La inmigración es tolerada por la sociedad y por los poderes públicos en la medida en que ponga parches a nuestra Seguridad Social. Se acepta si aporta algo de colorido o si cuida a la abuela por poco dinero. Cuando la crisis aumenta esa tolerancia se reduce. Cada vez estorban más los acentos distintos. En épocas electorales compiten los partidos políticos en poner obstáculos a la inmigración en su carrera contra la muerte. Eso da votos. Da votos culpabilizar a los colectivos más frágiles de la rotura de mi espejo retrovisor. Da votos endurecer la ley de extranjería.

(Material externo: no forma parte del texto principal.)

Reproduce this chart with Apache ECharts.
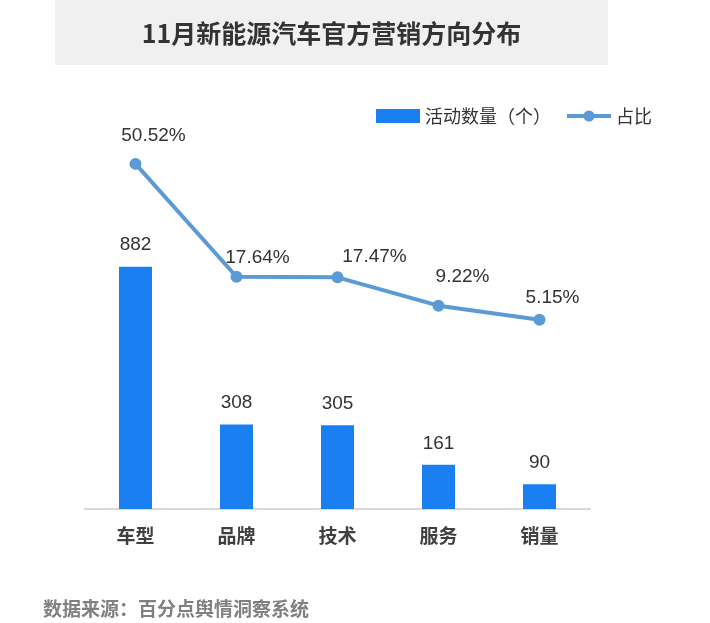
<!DOCTYPE html>
<html>
<head>
<meta charset="utf-8">
<script src="https://cdn.jsdelivr.net/npm/echarts@6/dist/echarts.min.js"></script>
<style>
html,body{margin:0;padding:0;background:#fff;}
#chart{width:710px;height:623px;}
</style>
</head>
<body>
<div id="chart"></div>
<script>
// ---- data ----
const titleText = '11月新能源汽车官方营销方向分布';
const sourceText = '数据来源：百分点舆情洞察系统';
const categories = ['车型', '品牌', '技术', '服务', '销量'];
const activityCounts = [882, 308, 305, 161, 90];
const shares = [50.52, 17.64, 17.47, 9.22, 5.15];
const barName = '活动数量（个）';
const lineName = '占比';

// ---- label nudges (style only) ----
const shareLabelNudge = [[18, -28], [21, -19], [37, -21], [24, -29], [13, -22]];

const FONT_CJK = '"Noto Sans CJK SC", "Noto Sans", sans-serif';
const FONT_NUM = '"Liberation Sans", Arial, sans-serif';

const chart = echarts.init(document.getElementById('chart'), null, {renderer: 'canvas'});

chart.setOption({
  animation: false,
  backgroundColor: '#ffffff',
  graphic: [
    {
      type: 'rect', left: 55, top: 0, z: -1,
      shape: {width: 553, height: 65},
      style: {fill: '#f0f0f0'}
    },
    {
      type: 'text', x: 331.5, y: 33,
      style: {
        text: titleText, fill: '#333333',
        font: 'bold 25px ' + FONT_CJK,
        align: 'center', verticalAlign: 'middle'
      }
    },
    {
      type: 'text', x: 43, y: 609,
      style: {
        text: sourceText, fill: '#808080',
        font: 'bold 19px ' + FONT_CJK,
        align: 'left', verticalAlign: 'middle'
      }
    }
  ],
  legend: {
    right: 53, top: 102,
    itemWidth: 44, itemHeight: 14, itemGap: 14,
    textStyle: {fontSize: 18, color: '#333', fontFamily: FONT_CJK},
    data: [
      {name: barName, icon: 'rect'},
      {name: lineName, lineStyle: {width: 4, color: '#5b9bd5'}, itemStyle: {color: '#5b9bd5'}}
    ]
  },
  grid: {left: 85, right: 120, top: 97, bottom: 114, containLabel: false},
  xAxis: {
    type: 'category',
    data: categories,
    axisLine: {show: true, lineStyle: {color: '#d9d9d9', width: 2}},
    axisTick: {show: false},
    axisLabel: {
      margin: 17, fontSize: 19, fontWeight: 'bold', color: '#404040',
      fontFamily: FONT_CJK
    }
  },
  yAxis: [
    {type: 'value', min: 0, max: 1500, show: false, splitLine: {show: false}},
    {type: 'value', min: -50, max: 70, show: false, splitLine: {show: false}}
  ],
  series: [
    {
      name: barName,
      type: 'bar',
      yAxisIndex: 0,
      barWidth: 33,
      data: activityCounts,
      itemStyle: {color: '#1a80f2'},
      label: {
        show: true, position: 'top', distance: 12,
        fontSize: 19, color: '#333', fontFamily: FONT_NUM
      }
    },
    {
      name: lineName,
      type: 'line',
      yAxisIndex: 1,
      symbol: 'circle',
      symbolSize: 12,
      data: shares.map((v, i) => ({
        value: v,
        label: {offset: shareLabelNudge[i]}
      })),
      lineStyle: {color: '#5b9bd5', width: 4},
      itemStyle: {color: '#5b9bd5'},
      label: {
        show: true, position: 'inside',
        fontSize: 19, color: '#333', fontFamily: FONT_NUM,
        formatter: p => p.value.toFixed(2) + '%'
      }
    }
  ]
});
</script>
</body>
</html>
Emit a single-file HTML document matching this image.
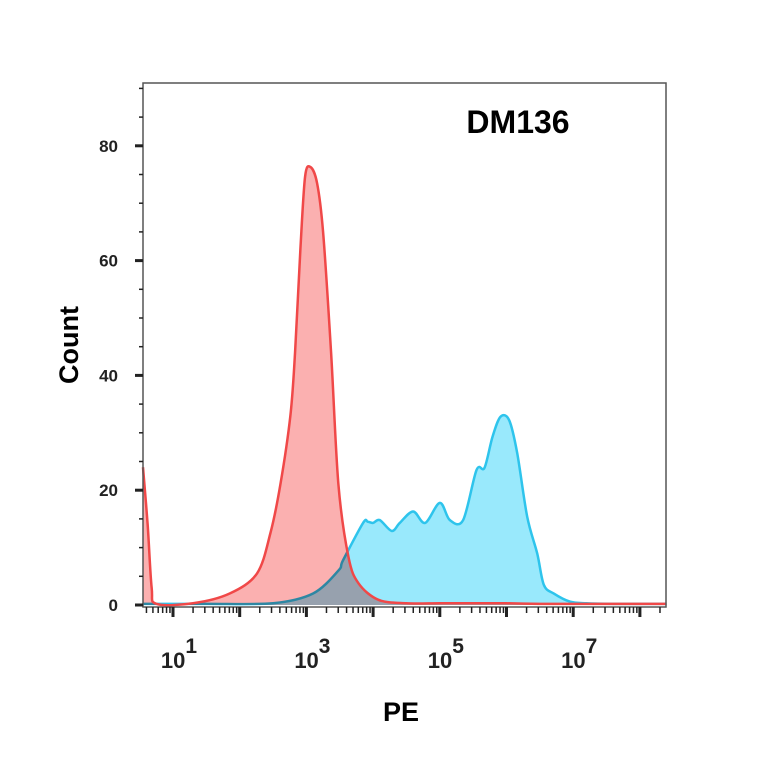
<!DOCTYPE html>
<html><head><meta charset="utf-8"><style>
body{margin:0;background:#fff;}
svg{display:block;font-family:"Liberation Sans",Arial,sans-serif;}
</style></head><body>
<svg id="chart" width="764" height="764" viewBox="0 0 764 764" xmlns="http://www.w3.org/2000/svg">
<g id="plot"></g>
<rect x="143" y="83" width="523" height="524" fill="none" stroke="#555" stroke-width="1.5"/>
<g id="axes"></g>
<text x="518" y="133" font-size="32" font-weight="bold" text-anchor="middle">DM136</text>
<text x="0" y="0" font-size="27" font-weight="bold" text-anchor="middle" transform="translate(78,345) rotate(-90)">Count</text>
<text x="401" y="721" font-size="27" font-weight="bold" text-anchor="middle">PE</text>
</svg>
<script>
// data (x in log10 decades, y in counts)
const redX = [0.55,0.62,0.68,0.75,1.3,1.85,2.26,2.46,2.61,2.76,2.83,2.91,2.98,3.06,3.16,3.25,3.37,3.48,3.63,3.78,4.08,4.5,5,5.5,6,6.5,7,8.4];
const redY = [24,14,3,0.2,0.3,2,5.5,12.5,21,33,44,62,74.6,76.3,73.5,65,44,21,8.4,3.8,0.9,0.3,0.3,0.3,0.3,0.2,0.2,0.2];
const blueX = [0.55,1.5,2.5,3.1,3.48,3.55,3.85,3.92,4.0,4.1,4.28,4.4,4.6,4.78,5.0,5.15,5.35,5.55,5.67,5.79,5.91,6.04,6.16,6.31,6.46,6.56,6.71,6.95,7.2,7.6,8.4];
const blueY = [0.2,0.2,0.3,2,6,7.8,14.3,14.5,14.3,14.8,12.9,14.3,16.3,14.3,17.8,14.8,14.8,23.5,23.9,29.3,32.8,32.2,26.5,15.4,9,3.5,2,0.6,0.3,0.2,0.2];
const yTicks = [0,20,40,60,80];
const xTickDecades = [1,3,5,7];

const NS="http://www.w3.org/2000/svg";
const xs = d => 173 + (d-1)*66.7;
const ys = v => 605 - v*5.74;
function mk(tag, attrs, parent){const e=document.createElementNS(NS,tag);for(const k in attrs)e.setAttribute(k,attrs[k]);parent.appendChild(e);return e;}
function smoothPath(X,Y){
  const p=X.map((x,i)=>[xs(x),ys(Y[i])]);
  let d=`M${p[0][0]},${p[0][1]}`;
  for(let i=0;i<p.length-1;i++){
    const p0=p[Math.max(0,i-1)],p1=p[i],p2=p[i+1],p3=p[Math.min(p.length-1,i+2)];
    const t=0.16;
    d+=` C${p1[0]+(p2[0]-p0[0])*t},${p1[1]+(p2[1]-p0[1])*t} ${p2[0]-(p3[0]-p1[0])*t},${p2[1]-(p3[1]-p1[1])*t} ${p2[0]},${p2[1]}`;
  }
  return {d, first:p[0], last:p[p.length-1]};
}
const plot=document.getElementById('plot');
function series(X,Y,fill,stroke,name,blend){
  const s=smoothPath(X,Y);
  const area=mk('path',{d:s.d+` L${s.last[0]},605 L${s.first[0]},605 Z`,fill:fill,stroke:'none'},plot);
  
  
  if(blend) area.style.mixBlendMode='multiply';
  const line=mk('path',{d:s.d,fill:'none',stroke:stroke,'stroke-width':2.5,'stroke-linejoin':'round'},plot);
  
  
}
series(blueX,blueY,'#99e9fc','#2ec4ec','blue-histogram',false);
series(redX,redY,'#fbb0b0','#f04848','red-histogram',true);

const axes=document.getElementById('axes');
for(let v=0;v<=90;v+=5){
  const major=v%20===0;
  const t=mk('line',{x1:major?135:139,x2:143,y1:ys(v),y2:ys(v),stroke:'#222','stroke-width':major?3:1.5},axes);
  
  
}
yTicks.forEach(v=>{
  const t=mk('text',{x:118,y:ys(v)+6,'font-size':17,'font-weight':'bold','text-anchor':'end',fill:'#222'},axes);
  t.textContent=v;
  
  
});
for(let dec=0;dec<=8;dec++){
  for(let m=1;m<=9;m++){
    const d=dec+Math.log10(m);
    const x=xs(d);
    if(x<144||x>666)continue;
    const major=m===1;
    const t=mk('line',{x1:x,x2:x,y1:607,y2:major?617:613,stroke:'#222','stroke-width':major?3:1.5},axes);
    
    
  }
}
xTickDecades.forEach(dec=>{
  const g=mk('text',{x:xs(dec)+6,y:668,'font-size':22,'font-weight':'bold','text-anchor':'middle',fill:'#222'},axes);
  
  
  const a=mk('tspan',{},g);a.textContent='10';
  const b=mk('tspan',{dy:-15,'font-size':21},g);b.textContent=dec;
});
</script>
</body></html>
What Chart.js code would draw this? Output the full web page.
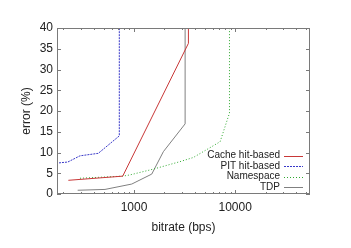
<!DOCTYPE html>
<html>
<head>
<meta charset="utf-8">
<script src="https://cdn.jsdelivr.net/npm/chart.js@4"></script>
<style>
html, body { margin: 0; padding: 0; background: #fff; }
</style>
</head>
<body>
<canvas id="myChart" width="351" height="248"></canvas>
<script>
// series names (legend order)
var seriesNames = ["Cache hit-based", "PIT hit-based", "Namespace", "TDP"];

// values: bitrate (bps) / error (%)
var cacheX = [224, 773, 3450, 3450];
var cacheY = [3.3, 4.3, 36.3, 40];
var pitX = [181, 221, 292, 443, 715, 715];
var pitY = [7.5, 7.7, 9.2, 9.8, 14.0, 40];
var nsX = [292, 773, 912, 1554, 2850, 3860, 7100, 8790, 8790];
var nsY = [3.8, 4.3, 4.6, 6.0, 7.8, 8.8, 12.6, 19.5, 40];
var tdpX = [277, 516, 950, 1497, 1950, 3200, 3200];
var tdpY = [0.9, 1.1, 2.4, 4.8, 10.2, 16.9, 40];

// tick labels
var xTicks = [1000, 10000];
var yTicks = [0, 5, 10, 15, 20, 25, 30, 35, 40];
var yTitle = 'error (%)';

function points(xs, ys) {
  return xs.map(function(x, i) { return {x: x, y: ys[i]}; });
}

var FONT = "'Liberation Sans', Arial, sans-serif";
var frameColor = '#7a7a7a';

// gnuplot style frame with inward ticks on all four sides
var framePlugin = {
  id: 'frame',
  afterDraw: function(chart) {
    var ctx = chart.ctx, a = chart.chartArea;
    var xs = chart.scales.x, ys = chart.scales.y;
    ctx.save();
    ctx.strokeStyle = frameColor;
    ctx.lineWidth = 1;
    ctx.strokeRect(a.left + 0.5, a.top + 0.5, a.right - a.left - 1, a.bottom - a.top - 1);
    ctx.beginPath();
    for (var d = 100; d <= 100000; d *= 10) {
      for (var k = 1; k < 10; k++) {
        var v = k * d;
        if (v < xs.min || v > xs.max) continue;
        var px = Math.round(xs.getPixelForValue(v)) + 0.5;
        var len = k == 1 ? 4 : 2;
        ctx.moveTo(px, a.bottom); ctx.lineTo(px, a.bottom - len);
        ctx.moveTo(px, a.top); ctx.lineTo(px, a.top + len);
      }
    }
    yTicks.forEach(function(v) {
      var py = Math.round(ys.getPixelForValue(v)) + 0.5;
      ctx.moveTo(a.left, py); ctx.lineTo(a.left + 4, py);
      ctx.moveTo(a.right, py); ctx.lineTo(a.right - 4, py);
    });
    ctx.stroke();

    // y axis title
    ctx.save();
    ctx.fillStyle = '#222';
    ctx.font = "12px " + FONT;
    ctx.textAlign = 'center';
    ctx.textBaseline = 'middle';
    ctx.translate(a.left - 30, (a.top + a.bottom) / 2);
    ctx.rotate(-Math.PI / 2);
    ctx.fillText(yTitle, 0, 0);
    ctx.restore();

    // key, text right aligned with the line sample on the right
    ctx.font = "10px " + FONT;
    ctx.textAlign = 'right';
    ctx.textBaseline = 'middle';
    chart.data.datasets.forEach(function(ds, i) {
      var y = a.bottom - 38.5 + i * 10.6;
      ctx.fillStyle = '#222';
      ctx.fillText(ds.label, a.right - 30, y);
      ctx.beginPath();
      ctx.strokeStyle = ds.borderColor;
      ctx.setLineDash(ds.borderDash || []);
      ctx.moveTo(a.right - 26, Math.round(y) + 0.5);
      ctx.lineTo(a.right - 7, Math.round(y) + 0.5);
      ctx.stroke();
    });
    ctx.restore();
  }
};

var ctx = document.getElementById('myChart').getContext('2d');
var chart = new Chart(ctx, {
  type: 'line',
  data: {
    datasets: [{
      label: seriesNames[0],
      data: points(cacheX, cacheY),
      borderColor: '#c83737',
      borderWidth: 1
    }, {
      label: seriesNames[1],
      data: points(pitX, pitY),
      borderColor: '#3838c8',
      borderWidth: 1,
      borderDash: [2, 1]
    }, {
      label: seriesNames[2],
      data: points(nsX, nsY),
      borderColor: '#2ea82e',
      borderWidth: 1,
      borderDash: [1, 2]
    }, {
      label: seriesNames[3],
      data: points(tdpX, tdpY),
      borderColor: '#808080',
      borderWidth: 1
    }]
  },
  options: {
    responsive: false,
    devicePixelRatio: 1,
    animation: false,
    layout: { padding: { top: 28, right: 41, left: 0, bottom: 0 } },
    elements: { point: { radius: 0 }, line: { tension: 0, fill: false } },
    plugins: { legend: { display: false }, tooltip: { enabled: false } },
    scales: {
      x: {
        type: 'logarithmic',
        min: 173,
        max: 55000,
        afterBuildTicks: function(s) { s.ticks = xTicks.map(function(v) { return {value: v}; }); },
        afterFit: function(s) { s.height = 54; },
        grid: { display: false, drawTicks: false },
        border: { display: false },
        ticks: {
          autoSkip: false, maxRotation: 0, padding: 6, color: '#222',
          font: { family: FONT, size: 12 },
          callback: function(v) { return String(v); }
        },
        title: {
          display: true, text: 'bitrate (bps)', color: '#222',
          font: { family: FONT, size: 12 }, padding: { top: 0, bottom: 13 }
        }
      },
      y: {
        type: 'linear',
        min: 0,
        max: 40,
        afterBuildTicks: function(s) { s.ticks = yTicks.map(function(v) { return {value: v}; }); },
        afterFit: function(s) { s.width = 57; },
        grid: { display: false, drawTicks: false },
        border: { display: false },
        ticks: {
          padding: 4, color: '#222',
          font: { family: FONT, size: 12 }
        }
      }
    }
  },
  plugins: [framePlugin]
});
</script>
</body>
</html>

Nos cruzamos en la acera con el inmigrante y sentimos miedo sin querer saber que él o ella tiene pánico de nuestra reacción. La comunicación se rompe de nuestro lado y armados de prejuicios y estereotipos le culpabilizamos de todos nuestros problemas sin querer atender a más voces que a nuestra propia consigna xenófoba, sin quererlo ser, pero siéndolo.

No nos afectan los numerosos insultos recibidos estos días. Tenemos muy claro cuál es nuestro cometido. Estar del lado de los ninguneados. Tender puentes. Llamar a las actitudes racistas por su nombre aunque incomode. La reacción a esa incomodidad ha de reencauzar los esfuerzos por hacer sociedades más habitables, más humanas, menos crispadas y más solidarias.

Vivimos bien. Y podríamos vivir mejor si espantáramos esos fantasmas de nuestras cabezas y con mayores dosis de empatía tendiéramos las manos a los que vienen. Como a nosotros nos gusta que nos las tiendan cuando vamos.